--- Extracted entries ---

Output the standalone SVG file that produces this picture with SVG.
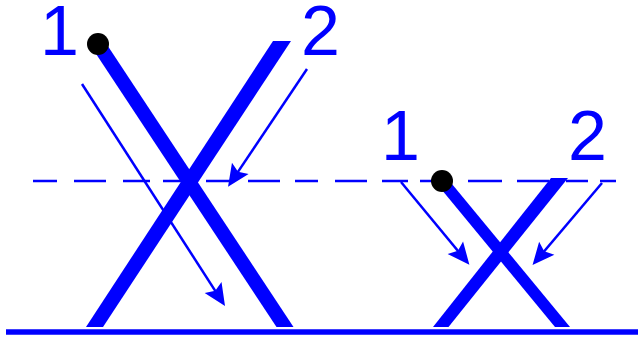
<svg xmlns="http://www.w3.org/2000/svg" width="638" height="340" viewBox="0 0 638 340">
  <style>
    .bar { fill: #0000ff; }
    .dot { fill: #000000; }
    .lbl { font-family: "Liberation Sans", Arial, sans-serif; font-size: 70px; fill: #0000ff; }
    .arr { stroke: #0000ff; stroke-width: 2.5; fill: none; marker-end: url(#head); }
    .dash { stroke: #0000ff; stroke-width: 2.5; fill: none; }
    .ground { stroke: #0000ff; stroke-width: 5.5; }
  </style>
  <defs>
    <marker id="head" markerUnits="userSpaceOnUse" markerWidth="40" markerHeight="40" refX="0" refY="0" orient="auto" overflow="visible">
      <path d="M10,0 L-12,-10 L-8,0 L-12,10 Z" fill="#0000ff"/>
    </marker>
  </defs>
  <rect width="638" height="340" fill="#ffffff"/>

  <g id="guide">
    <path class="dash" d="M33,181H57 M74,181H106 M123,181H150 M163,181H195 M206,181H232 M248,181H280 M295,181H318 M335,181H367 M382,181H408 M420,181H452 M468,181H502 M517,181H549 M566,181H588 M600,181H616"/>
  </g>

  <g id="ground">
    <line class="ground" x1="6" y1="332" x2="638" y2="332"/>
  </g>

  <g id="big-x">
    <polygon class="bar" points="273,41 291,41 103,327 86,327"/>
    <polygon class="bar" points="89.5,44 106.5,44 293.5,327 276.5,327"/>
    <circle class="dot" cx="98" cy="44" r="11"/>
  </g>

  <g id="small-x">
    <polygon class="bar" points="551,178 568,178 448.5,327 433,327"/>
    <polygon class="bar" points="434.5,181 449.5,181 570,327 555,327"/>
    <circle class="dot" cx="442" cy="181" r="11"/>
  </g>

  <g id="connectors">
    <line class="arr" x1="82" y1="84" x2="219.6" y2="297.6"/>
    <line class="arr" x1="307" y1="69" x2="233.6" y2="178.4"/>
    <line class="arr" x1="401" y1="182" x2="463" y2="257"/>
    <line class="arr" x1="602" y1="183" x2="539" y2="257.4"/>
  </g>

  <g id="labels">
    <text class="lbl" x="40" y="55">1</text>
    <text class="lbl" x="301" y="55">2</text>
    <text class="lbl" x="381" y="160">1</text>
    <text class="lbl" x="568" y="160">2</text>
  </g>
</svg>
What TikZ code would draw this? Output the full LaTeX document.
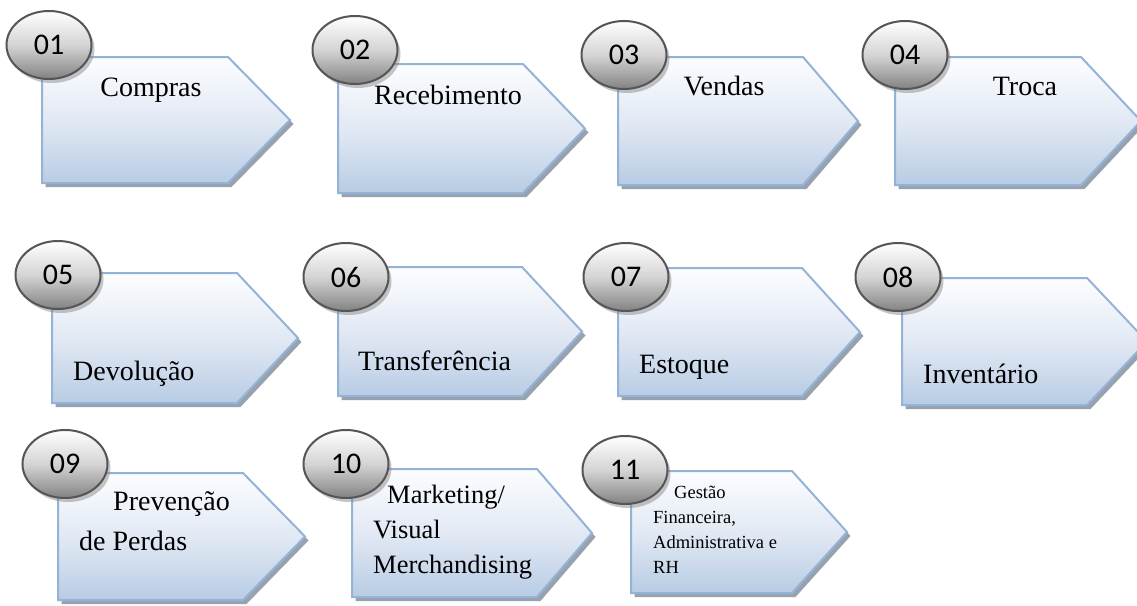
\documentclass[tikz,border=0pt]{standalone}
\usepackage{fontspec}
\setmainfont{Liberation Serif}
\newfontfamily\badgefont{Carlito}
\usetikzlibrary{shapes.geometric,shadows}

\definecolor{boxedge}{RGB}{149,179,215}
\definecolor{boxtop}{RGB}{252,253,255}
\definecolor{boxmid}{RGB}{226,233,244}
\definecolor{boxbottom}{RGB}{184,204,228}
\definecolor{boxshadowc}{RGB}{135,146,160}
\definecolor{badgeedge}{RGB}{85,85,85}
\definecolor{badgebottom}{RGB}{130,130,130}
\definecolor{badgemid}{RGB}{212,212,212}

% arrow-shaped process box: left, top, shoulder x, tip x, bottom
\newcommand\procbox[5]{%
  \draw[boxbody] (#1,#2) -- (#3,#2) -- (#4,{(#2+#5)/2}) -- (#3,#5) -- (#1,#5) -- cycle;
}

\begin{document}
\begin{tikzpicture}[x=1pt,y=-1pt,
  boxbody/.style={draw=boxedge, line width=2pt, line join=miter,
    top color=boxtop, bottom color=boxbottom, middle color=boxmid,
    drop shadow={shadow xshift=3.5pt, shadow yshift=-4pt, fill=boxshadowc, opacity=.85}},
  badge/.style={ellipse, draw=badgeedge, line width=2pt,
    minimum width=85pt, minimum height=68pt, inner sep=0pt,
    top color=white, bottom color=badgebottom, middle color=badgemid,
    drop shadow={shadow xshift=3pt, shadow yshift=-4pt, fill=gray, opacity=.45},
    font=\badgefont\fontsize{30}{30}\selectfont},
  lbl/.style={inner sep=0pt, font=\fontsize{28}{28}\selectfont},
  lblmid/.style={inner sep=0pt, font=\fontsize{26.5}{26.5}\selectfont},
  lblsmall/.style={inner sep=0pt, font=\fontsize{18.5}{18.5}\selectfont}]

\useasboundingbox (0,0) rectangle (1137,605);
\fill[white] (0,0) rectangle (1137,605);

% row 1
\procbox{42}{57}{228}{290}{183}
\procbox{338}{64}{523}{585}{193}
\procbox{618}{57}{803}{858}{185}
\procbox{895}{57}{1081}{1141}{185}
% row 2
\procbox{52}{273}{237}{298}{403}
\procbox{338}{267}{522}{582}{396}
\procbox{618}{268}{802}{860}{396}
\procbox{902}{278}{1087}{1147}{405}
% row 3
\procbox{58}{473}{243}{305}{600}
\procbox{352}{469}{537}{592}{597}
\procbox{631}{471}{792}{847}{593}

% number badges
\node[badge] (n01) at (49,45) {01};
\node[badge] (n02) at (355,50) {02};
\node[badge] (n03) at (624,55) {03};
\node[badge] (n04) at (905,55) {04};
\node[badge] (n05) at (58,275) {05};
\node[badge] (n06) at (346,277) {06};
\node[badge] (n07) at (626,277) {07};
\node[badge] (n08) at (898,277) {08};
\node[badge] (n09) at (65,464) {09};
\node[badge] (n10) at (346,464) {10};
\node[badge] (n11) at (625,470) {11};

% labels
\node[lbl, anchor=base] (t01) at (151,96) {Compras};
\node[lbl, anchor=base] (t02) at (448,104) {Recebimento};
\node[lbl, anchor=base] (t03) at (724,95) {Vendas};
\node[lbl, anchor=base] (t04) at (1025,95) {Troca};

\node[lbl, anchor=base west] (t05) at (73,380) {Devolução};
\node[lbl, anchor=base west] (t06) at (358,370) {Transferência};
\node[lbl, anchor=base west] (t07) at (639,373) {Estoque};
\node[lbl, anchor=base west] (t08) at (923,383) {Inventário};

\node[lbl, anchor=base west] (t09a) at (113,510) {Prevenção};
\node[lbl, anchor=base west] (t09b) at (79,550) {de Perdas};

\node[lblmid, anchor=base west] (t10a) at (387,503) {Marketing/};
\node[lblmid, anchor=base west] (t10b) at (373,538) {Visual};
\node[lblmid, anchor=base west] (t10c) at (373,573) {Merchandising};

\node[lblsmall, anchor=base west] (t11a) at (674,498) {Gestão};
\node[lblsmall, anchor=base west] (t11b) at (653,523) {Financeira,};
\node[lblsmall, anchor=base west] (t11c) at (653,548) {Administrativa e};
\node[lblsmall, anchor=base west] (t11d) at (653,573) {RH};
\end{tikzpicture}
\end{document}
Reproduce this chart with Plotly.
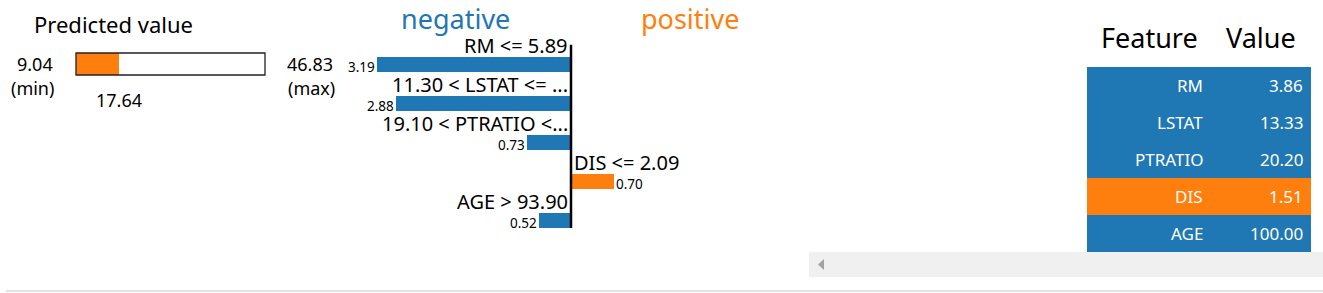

---

> **Short task**: Looking at the entries above, how many lines contain the word "Output"? Answer with the number alone.

> **Solution to the exercise**: 2